Saturday, December 5, 2009

We're Oddly Privileged Observers


The chart I present today is a somewhat more rationalized version of data from the Bureau of the Census that I had already posted here a while back. It shows the best scholarly estimates available on the subject of human global population for the period 1 to 1950 A.D. What I have done is simply extrapolated data points to fill in the gaps in the estimates, thus enabling me to show population on a continuous scale at 50-year intervals for the current chronological era. The raw numbers are available here. To this I might add that the original tabulation also provides estimates from 10,000 B.C. down to 200 B.C. The estimates for the human population for the time—and it’s nothing more than a guess-and-a-golly—suggest that in that entire period the human headcount was always below 230,000 million. When I arrived in America—the 1950 census was still being processed then—our population here was just a hair under 151 million. If I’d charted the entire range of the scholarly guesstimates, it would show a straight line running just above zero for all recorded history—and a huge, unbelievable spike appearing the day before yesterday.

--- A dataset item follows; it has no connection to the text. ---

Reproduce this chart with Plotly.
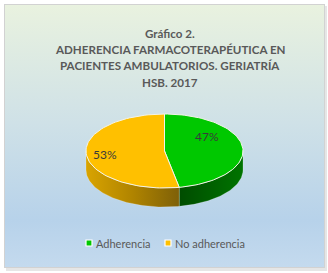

In this chart I’ve plotted, along with the lower and upper estimates of scholars, the running average of the low estimate (green bars) and, overlaying them for most of the temporal trip, the difference between that average and the actual low estimate. What this tells me is that the real divergence from the perennials of history had its beginning in or around 1700, thus before the Age of Oil actually began. The early rising of the curve no doubt owed a great deal to advancements in agriculture discovered and applied in medieval times as documented by Lynn White in his fascinating Medieval Technology and Social Change. Coal mining began in the late 1740s; the steam engine appeared in 1770. And it was “hold on to your seats” after that.

We’re oddly privileged observers. We’re also, if you think about it, challenged to make the most of this odd and wondrous opportunity. The Age of Oil has already begun its descent from Mount Petroleum, and in another wink or two of historical time, the found wealth—which we, in fact, did very little to obtain beyond extraction—will have been consumed. We have a tiny window of time in which, somehow, we must, if we can, learn something from all this—and make the kinds of arrangements whereby we save and protect the physical gains we have been able to realize—not least electric light and the vast deposits of knowledge leisure has made possible to study under lamps—and to apply that knowledge to social well being.

The oddity of all this is how little one person can actually do. Thus this subject, already once touched upon in this blog, deserves this repetition—in new words and with a chart that features a blue sky.